Ultrasound estimates of fetal weight may be falsely reassuring.32 The use of customised centile charts has been found to be a better predictor of fetal growth restriction and stillbirth, but there is no evidence yet that prospective use of such charts reduces the rate of perinatal death in screened populations.33 Screening of high-risk populations using Doppler cord flow studies is the only strategy associated with a trend toward improvement in perinatal mortality.34 However, the optimal frequency of such ultrasounds remains uncertain.

Regular CTG testing to establish ‘fetal wellbeing’ is very commonly practised, yet there is scant evidence to support the practice: the only study of CTG surveillance in pregnancy after stillbirth showed no effect on perinatal mortality.35 On the basis of current evidence, routine CTG testing undertaken as a screening strategy, in the absence of specific clinical concerns such as reduced fetal movement, is unlikely to benefit the woman.36

A time-honoured method of fetal surveillance is formal fetal movement charting, commonly aided by ‘kick charts’. This should be no surprise, since many cases of intrauterine fetal deaths are preceded by a decrease in fetal movements, often for up to 24 hours beforehand, and a wide variety of adverse pregnancy outcomes seem to be associated with reduced fetal movements.37 Unfortunately, the use of ‘kick charts’ in prospective studies has failed to demonstrate any effect on the rate of perinatal mortality.38 Reduction in fetal movements is a very common symptom, with as many as 15 per cent of pregnant women presenting with it.39 Guidelines for management of reported changes in frequency of fetal movements are provided by the Australia and New Zealand Stillbirth Alliance.40

Delivery

Women will very commonly request early delivery in their next pregnancy after a stillbirth13 and such management is very commonly undertaken.27 The risk of stillbirth, using undelivered fetuses as a denominator, increases almost exponentially after 39 weeks gestation.41 Management and timing of delivery in these circumstances must be individualised. Fortunately, the majority of pregnancies after an unexplained stillbirth will be uncomplicated. Many authors report that the single most important aspect of management of uncomplicated pregnancies after an unexplained stillbirth may be early delivery, usually by 39 weeks, but sometimes earlier.3,4,7 When delivery is delayed beyond this gestation, careful surveillance should be maintained.
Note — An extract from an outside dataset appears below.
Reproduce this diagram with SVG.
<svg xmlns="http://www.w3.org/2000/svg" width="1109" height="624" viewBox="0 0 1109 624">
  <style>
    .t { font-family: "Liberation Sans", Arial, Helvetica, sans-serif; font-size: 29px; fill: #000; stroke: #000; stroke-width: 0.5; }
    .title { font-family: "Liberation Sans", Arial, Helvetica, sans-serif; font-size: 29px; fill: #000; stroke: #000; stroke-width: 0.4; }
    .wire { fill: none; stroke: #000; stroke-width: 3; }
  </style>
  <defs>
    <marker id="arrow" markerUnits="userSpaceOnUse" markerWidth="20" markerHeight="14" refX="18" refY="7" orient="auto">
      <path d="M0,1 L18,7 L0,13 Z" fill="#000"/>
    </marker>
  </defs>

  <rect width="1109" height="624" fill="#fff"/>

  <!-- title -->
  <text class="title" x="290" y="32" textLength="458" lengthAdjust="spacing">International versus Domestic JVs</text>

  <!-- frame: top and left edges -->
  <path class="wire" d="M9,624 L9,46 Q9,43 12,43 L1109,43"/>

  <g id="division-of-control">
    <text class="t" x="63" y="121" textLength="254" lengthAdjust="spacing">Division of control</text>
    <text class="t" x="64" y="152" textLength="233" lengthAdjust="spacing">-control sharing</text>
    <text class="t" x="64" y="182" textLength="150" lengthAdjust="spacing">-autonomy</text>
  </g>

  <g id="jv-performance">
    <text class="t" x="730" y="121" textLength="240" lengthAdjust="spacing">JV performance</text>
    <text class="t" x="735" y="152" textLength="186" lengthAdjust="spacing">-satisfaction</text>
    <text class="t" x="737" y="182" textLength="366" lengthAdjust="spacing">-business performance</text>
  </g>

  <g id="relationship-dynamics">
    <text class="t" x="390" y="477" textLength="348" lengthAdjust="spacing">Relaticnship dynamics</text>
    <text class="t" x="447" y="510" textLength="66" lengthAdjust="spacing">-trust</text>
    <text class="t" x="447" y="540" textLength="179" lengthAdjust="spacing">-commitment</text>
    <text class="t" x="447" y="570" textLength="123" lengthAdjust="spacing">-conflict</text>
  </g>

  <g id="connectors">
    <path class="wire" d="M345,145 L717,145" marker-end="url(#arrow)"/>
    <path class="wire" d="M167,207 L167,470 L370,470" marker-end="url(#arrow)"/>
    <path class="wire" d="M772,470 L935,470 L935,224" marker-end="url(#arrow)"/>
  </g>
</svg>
The few studies that guide management in pregnancies after unexplained stillbirth leave many questions unanswered and there is thus an urgent need for a large prospective study in this setting. Because unexplained stillbirth is a relatively uncommon outcome, with only about 2000 such losses each year in Australia, and because stillbirth death is so traumatic it is unlikely that controlled trials of antenatal management will ever be undertaken.

Conclusion

Those involved in the care of a couple who have had an unexplained late fetal death commonly find it distressing and challenging. Many couples will try to become pregnant again and will seek guidance on the risks they face and whether anything can be done differently the next time. Careful surveillance and early delivery play an important role in optimising the outcome. Women and their families must be provided with reassurance and support.

Acknowledgement

The authors gratefully acknowledge Dr Leo Leader: this article is an update of: Robson S, Leader L. Unexplained Stillbirth. O&G Magazine 2009; 11(1): 28-30.